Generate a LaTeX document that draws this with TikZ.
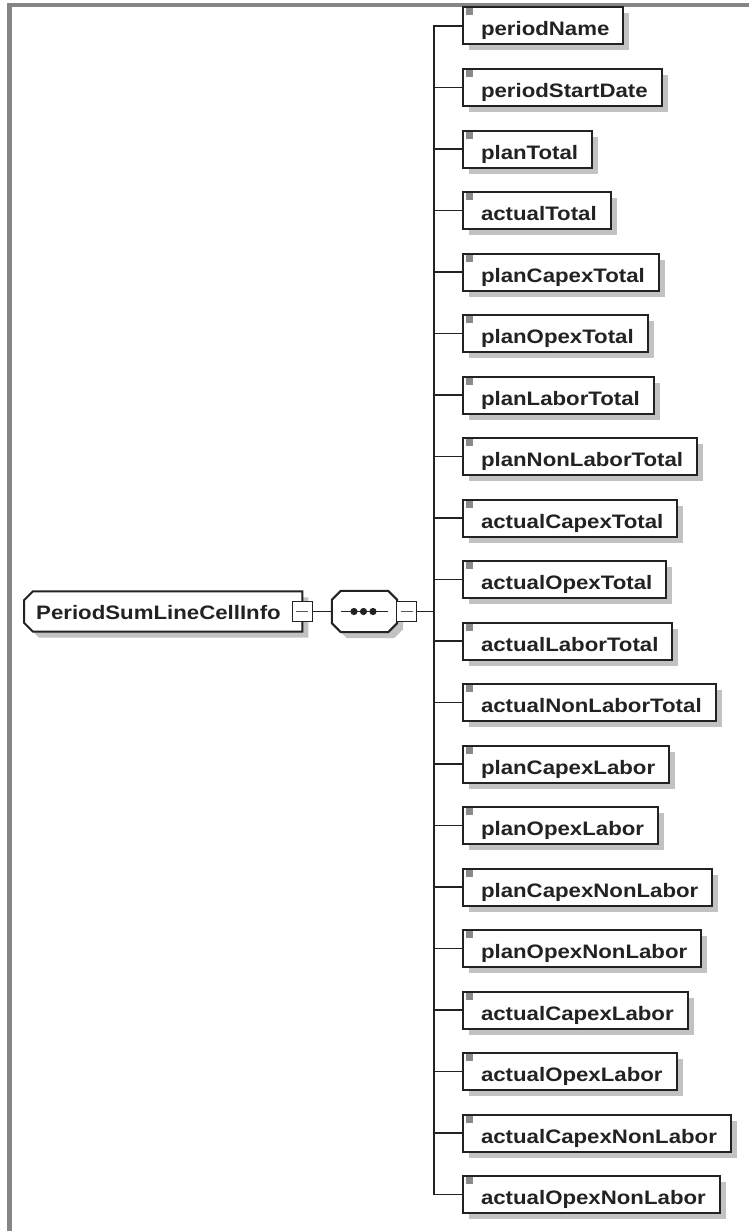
\documentclass[tikz,border=0pt]{standalone}
\usepackage{fontspec}
\newfontfamily\diafont[FakeStretch=1.14]{Liberation Sans}
\usetikzlibrary{calc,backgrounds}
\definecolor{ink}{HTML}{222222}
\definecolor{shade}{HTML}{C2C2C2}
\definecolor{frameline}{HTML}{858585}
\definecolor{marker}{HTML}{8A8A8A}
\begin{document}
\begin{tikzpicture}[x=1pt,y=-1pt,
  lbl/.style={font=\diafont\bfseries\fontsize{19.5pt}{21pt}\selectfont, text=ink},
  elem/.style={lbl, rectangle, anchor=west, draw=ink, line width=2pt, fill=white,
    minimum height=37pt, inner ysep=0pt, inner xsep=14pt,
    text height=21pt, text depth=1pt,
    execute at begin node={\hspace*{4pt}},
    preaction={fill=shade, draw=none, transform canvas={shift={(6pt,-6pt)}}},
    path picture={\fill[marker] ([xshift=2.5pt,yshift=-1pt]path picture bounding box.north west) rectangle ++(7pt,-7pt);}},
  minusbox/.style={rectangle, draw=ink, line width=1.5pt, fill=white,
    minimum size=20pt, inner sep=0pt,
    path picture={\draw[ink!75, line width=1.5pt] ([xshift=4pt]path picture bounding box.west) -- ([xshift=-4pt]path picture bounding box.east);}},
  wire/.style={draw=ink, line width=1.9pt},
  outline/.style={draw=ink, line width=2pt, fill=white, line join=miter},
  shadowfill/.style={fill=shade, draw=none, transform canvas={shift={(6pt,-6pt)}}}
]
\useasboundingbox (0,0) rectangle (749,1231);

% frame of the diagram window
\draw[frameline, line width=4.3pt] (9.5,1231) -- (9.5,4.7) -- (749,4.7);

% root element and its content model
\node[lbl, anchor=west, inner xsep=12pt, inner ysep=0pt, minimum height=40pt,
      text height=18pt, text depth=2pt] (root) at (24,611.5)
      {\makebox[254pt][l]{PeriodSumLineCellInfo}};
\node[rectangle, minimum width=65pt, minimum height=41pt, inner sep=0pt] (seq) at (364.5,611.5) {};

\begin{scope}[on background layer]
  \fill[white] (0,0) rectangle (749,1231);
  % root outline with chamfered left corners
  \fill[shadowfill] ($(root.north west)+(0,9)$) -- ($(root.north west)+(9,0)$) -- (root.north east)
     -- (root.south east) -- ($(root.south west)+(9,0)$) -- ($(root.south west)+(0,-9)$) -- cycle;
  \path[outline] ($(root.north west)+(0,9)$) -- ($(root.north west)+(9,0)$) -- (root.north east)
     -- (root.south east) -- ($(root.south west)+(9,0)$) -- ($(root.south west)+(0,-9)$) -- cycle;
  % sequence compositor octagon
  \fill[shadowfill] ($(seq.north west)+(0,9)$) -- ($(seq.north west)+(9,0)$) -- ($(seq.north east)+(-9,0)$)
     -- ($(seq.north east)+(0,9)$) -- ($(seq.south east)+(0,-9)$) -- ($(seq.south east)+(-9,0)$)
     -- ($(seq.south west)+(9,0)$) -- ($(seq.south west)+(0,-9)$) -- cycle;
  \path[outline] ($(seq.north west)+(0,9)$) -- ($(seq.north west)+(9,0)$) -- ($(seq.north east)+(-9,0)$)
     -- ($(seq.north east)+(0,9)$) -- ($(seq.south east)+(0,-9)$) -- ($(seq.south east)+(-9,0)$)
     -- ($(seq.south west)+(9,0)$) -- ($(seq.south west)+(0,-9)$) -- cycle;
\end{scope}

% sequence symbol
\draw[wire] ($(seq.center)+(-24,0)$) -- ($(seq.center)+(23,0)$);
\foreach \dx in {-10.5,-1,8.5} \fill[ink] ($(seq.center)+(\dx,0)$) circle (3.6pt);

% collapse toggles
\node[minusbox] (rm) at (root.east) {};
\node[minusbox] (sm) at (406.5,611.5) {};
\draw[wire] (rm.east) -- (seq.west);

% child elements
\foreach \name [count=\i from 0] in {periodName,periodStartDate,planTotal,actualTotal,
  planCapexTotal,planOpexTotal,planLaborTotal,planNonLaborTotal,actualCapexTotal,
  actualOpexTotal,actualLaborTotal,actualNonLaborTotal,planCapexLabor,planOpexLabor,
  planCapexNonLabor,planOpexNonLabor,actualCapexLabor,actualOpexLabor,
  actualCapexNonLabor,actualOpexNonLabor}
  \node[elem] (e\i) at (462,{26+61.5*\i}) {\name};

% branch bus to the children
\coordinate (bus) at (434,611.5);
\draw[wire] (sm.east) -- (sm.east -| bus);
\draw[wire] (e0.west) -- (e0.west -| bus) -- (e19.west -| bus) -- (e19.west);
\foreach \i in {1,...,18} \draw[wire] (e\i.west -| bus) -- (e\i.west);
\end{tikzpicture}
\end{document}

- [Challenge] Write out an exact copy of the listing, first line through the line containing "minimum width=65pt, minimum", with the pictures left out.

- [Result below]
Generate a LaTeX document that draws this with TikZ.
\documentclass[tikz,border=0pt]{standalone}
\usepackage{fontspec}
\newfontfamily\diafont[FakeStretch=1.14]{Liberation Sans}
\usetikzlibrary{calc,backgrounds}
\definecolor{ink}{HTML}{222222}
\definecolor{shade}{HTML}{C2C2C2}
\definecolor{frameline}{HTML}{858585}
\definecolor{marker}{HTML}{8A8A8A}
\begin{document}
\begin{tikzpicture}[x=1pt,y=-1pt,
  lbl/.style={font=\diafont\bfseries\fontsize{19.5pt}{21pt}\selectfont, text=ink},
  elem/.style={lbl, rectangle, anchor=west, draw=ink, line width=2pt, fill=white,
    minimum height=37pt, inner ysep=0pt, inner xsep=14pt,
    text height=21pt, text depth=1pt,
    execute at begin node={\hspace*{4pt}},
    preaction={fill=shade, draw=none, transform canvas={shift={(6pt,-6pt)}}},
    path picture={\fill[marker] ([xshift=2.5pt,yshift=-1pt]path picture bounding box.north west) rectangle ++(7pt,-7pt);}},
  minusbox/.style={rectangle, draw=ink, line width=1.5pt, fill=white,
    minimum size=20pt, inner sep=0pt,
    path picture={\draw[ink!75, line width=1.5pt] ([xshift=4pt]path picture bounding box.west) -- ([xshift=-4pt]path picture bounding box.east);}},
  wire/.style={draw=ink, line width=1.9pt},
  outline/.style={draw=ink, line width=2pt, fill=white, line join=miter},
  shadowfill/.style={fill=shade, draw=none, transform canvas={shift={(6pt,-6pt)}}}
]
\useasboundingbox (0,0) rectangle (749,1231);

% frame of the diagram window
\draw[frameline, line width=4.3pt] (9.5,1231) -- (9.5,4.7) -- (749,4.7);

% root element and its content model
\node[lbl, anchor=west, inner xsep=12pt, inner ysep=0pt, minimum height=40pt,
      text height=18pt, text depth=2pt] (root) at (24,611.5)
      {\makebox[254pt][l]{PeriodSumLineCellInfo}};
\node[rectangle, minimum width=65pt, minimum height=41pt, inner sep=0pt] (seq) at (364.5,611.5) {};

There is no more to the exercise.